Теперь это может показаться чудовищным, но когда Маяковский вставал из–за стола и становился у печки, чтобы начать декламацию стихов, многие демонстративно уходили. Известный адвокат Владимир Вильямович Бернштам, человек шумный, трусливый и толстый, притворявшийся широкой натурой, после первых же стихов Маяковского выбежал из–за стола, стуча и фыркая, и, когда я провожал его к дверям, охал, всхлипывал, хватался за голову, твердя, что он не может допустить, чтобы в его присутствии так преступно коверкали русский язык.

Всемогущий Влас Дорошевич, руководитель "Русского слова", влиятельнейший журналист, с которым я, по желанию Владимира Владимировича, попытался познакомить его, прислал мне такую телеграмму (она хранится у меня до сих пор):

"Если приведете мне вашу желтую кофту позову околоточного сердечный привет".

Леонид Андреев, узнав, что я в дачном театрике прочитал лекцию о стихах Маяковского, прислал мне из Ваммельсуу свое стихотворение "Пророк", где между прочим писал:

Надену я желтую блузу

И бант завяжу до ушей,

И желтого вляпает в лузу

Известный Чуковский Корней.

Пойду я по крышам и стогнам,

Раскрасивши рожу свою,

Отвсюду позорно изогнан,

Я гимн чепухе пропою...

И т. д.

О политике мы с Маяковским тогда не говорили ни разу; он, казалось, был весь поглощен своей поэтической миссией. Заставлял меня переводить ему вслух Уолта Уитмена, издевательски, но очень внимательно штудировал Иннокентия Анненского и Валерия Брюсова, с чрезвычайным интересом вникал в распри символистов с акмеистами, часами перелистывал у меня в кабинете журналы "Аполлон" и "Весы" и по–прежнему выхаживал целые мили, шлифуя свое "Облако в штанах",–

Граненых строчек босой алмазник13.

Поэтому я был очень изумлен, когда через год после начала войны, в спокойнейшем дачном затишье он написал пророческие строки о том, что победа революции близка.

Мы, остальные, не предчувствовали ее приближения и не понимали его грозных пророчеств. Скажу больше: когда в дачном куоккальском театрике, принадлежавшем Альберту Пуни, отцу художника Ивана Альбертовича Пуни, с которым дружил Маяковский, я прочитал о поэзии Маяковского краткую лекцию, перед тем как он выступил со своими стихами, я не вполне понимал свои собственные утверждения о нем.
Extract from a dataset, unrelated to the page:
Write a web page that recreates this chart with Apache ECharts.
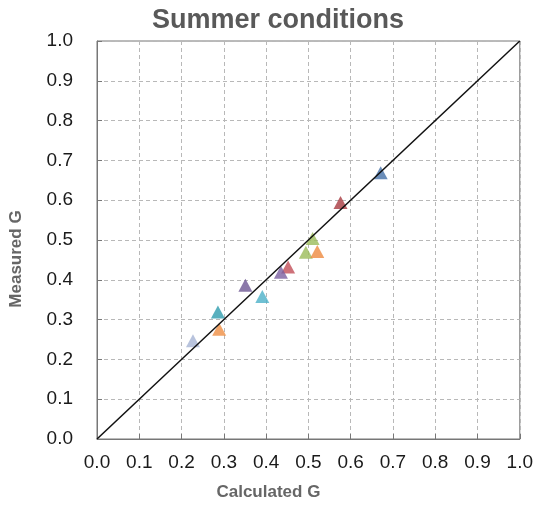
<!DOCTYPE html>
<html>
<head>
<meta charset="utf-8">
<script src="https://cdn.jsdelivr.net/npm/echarts@6/dist/echarts.min.js"></script>
<style>
  html, body { margin: 0; padding: 0; background: #fff; }
  #myChart { width: 536px; height: 506px; }
</style>
</head>
<body>
<div id="myChart"></div>
<script>
// 数据：计算值 / 实测值
const calculatedG = [0.671, 0.576, 0.510, 0.494, 0.521, 0.452, 0.435, 0.351, 0.391, 0.286, 0.289, 0.227];
const measuredG   = [0.669, 0.594, 0.504, 0.469, 0.471, 0.432, 0.419, 0.386, 0.358, 0.319, 0.276, 0.247];
const pointColors = ['#4570a8', '#a83a40', '#9bbb59', '#9bbb59', '#ee8a3e', '#c24d58',
                     '#7b5fa0', '#6e5893', '#4bb0c8', '#2f9cae', '#ef8f44', '#a6b4d4'];
const identityLine = [[0, 0], [1, 1]];
const tickLabels = ['0.0', '0.1', '0.2', '0.3', '0.4', '0.5', '0.6', '0.7', '0.8', '0.9', '1.0'];

let chart = echarts.init(document.getElementById('myChart'));

let points = calculatedG.map((x, i) => ({
  value: [x, measuredG[i]],
  itemStyle: { color: pointColors[i] }
}));

function axisOf(name) {
  return {
    type: 'value',
    min: 0,
    max: 1,
    interval: 0.1,
    name: name,
    nameLocation: 'middle',
    axisLine: { show: true, lineStyle: { color: '#777', width: 1 } },
    axisTick: { show: true, inside: true, length: 5, lineStyle: { color: '#777' } },
    axisLabel: {
      color: '#1a1a1a',
      fontSize: 19,
      fontFamily: 'Liberation Sans',
      formatter: v => tickLabels[Math.round(v * 10)]
    },
    splitLine: { show: true, lineStyle: { color: '#b8b8b8', type: [4, 3], width: 1 } }
  };
}

let xAxis = axisOf('Calculated G');
xAxis.nameGap = 45;
xAxis.axisLabel.margin = 14;
xAxis.nameTextStyle = { color: '#666', fontSize: 17, fontWeight: 'bold', fontFamily: 'Liberation Sans', padding: [0, 80, 0, 0] };

let yAxis = axisOf('Measured G');
yAxis.nameGap = 72;
yAxis.axisLabel.margin = 24;
yAxis.nameTextStyle = { color: '#666', fontSize: 17, fontWeight: 'bold', fontFamily: 'Liberation Sans', padding: [0, 38, 0, 0] };

let option = {
  animation: false,
  title: {
    text: 'Summer conditions',
    left: 273,
    top: 2,
    textAlign: 'center',
    textStyle: { color: '#595959', fontSize: 27, fontWeight: 'bold', fontFamily: 'Liberation Sans' }
  },
  grid: {
    left: 96, right: 15, top: 41, bottom: 65,
    show: true,
    borderColor: '#777',
    borderWidth: 1
  },
  xAxis: xAxis,
  yAxis: yAxis,
  series: [
    {
      type: 'line',
      data: identityLine,
      symbol: 'none',
      lineStyle: { color: '#111', width: 1.5 },
      z: 3
    },
    {
      type: 'scatter',
      data: points,
      symbol: 'triangle',
      symbolSize: [14, 13],
      z: 2
    }
  ]
};
chart.setOption(option);
</script>
</body>
</html>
Я говорил о нем: "Он поэт катастроф и конвульсий", а каких катастроф – не догадывался. Я цитировал его неистовые строки:

Кричу кирпичу,

слов исступленных вонзаю кинжал

в неба распухшего мякоть14,–

и видел в этих стихах лишь "пронзительный крик о неблагополучии мира". Их внутренняя тревога была мне непонятна. Этот крик о неблагополучии мира так взбудоражил меня, что я в маленьком дачном театрике пытался истолковать Маяковского как поэта мировых потрясений, все еще не понимая каких.

Понял я это позже, когда Маяковский с гениальной прозорливостью выкрикнул:

Где глаз людей обрывается куцый,

главой голодных орд,

в терновом венце революций

грядет который-то год.

А я у вас – его предтеча...15

III

В Куоккале жил тогда Репин. Он с огненной ненавистью относился к той группе художников, которую называл "футурней". "Футурня", со своей стороны, уже года три поносила его. Поэтому, когда у меня стал бывать Маяковский, я испытывал немалую тревогу, предвидя его неизбежное столкновение с Репиным.

Маяковский был полон боевого задора. Репин тоже не остался бы в долгу. Но отвратить их свидание не было возможности: мы были ближайшими соседями Репина, и поэтому он бывал у нас особенно часто.

И вот в одно из воскресений, когда Маяковский читал у меня на террасе отрывки из своей незаконченной поэмы, стукнула садовая калитка, и вдали показался Репин.

Он пришел неожиданно с одной из своих дочерей.

Маяковский сердито умолк: он не любил, чтобы его прерывали. Пока Репин (помню, очень изящно одетый, в белоснежном отложном воротничке, стариковски красивый и благостный) с обычной своей преувеличенной вежливостью, медлительно и чинно здоровался с каждым из нас, приговаривая при этом по–старинному имя–отчество каждого, Маяковский стоял в выжидательной позе, словно приготовившись к бою.

Вот они оба очень любезно, но сухо здороваются, и Репин, присев к столу, просит, чтобы Маяковский продолжал свое чтение.

Спутница Репина шепчет мне: "Лучше не надо". Она боится, что припадок гнева, вызванный чтением футуристических виршей, вредно отзовется на здоровье отца.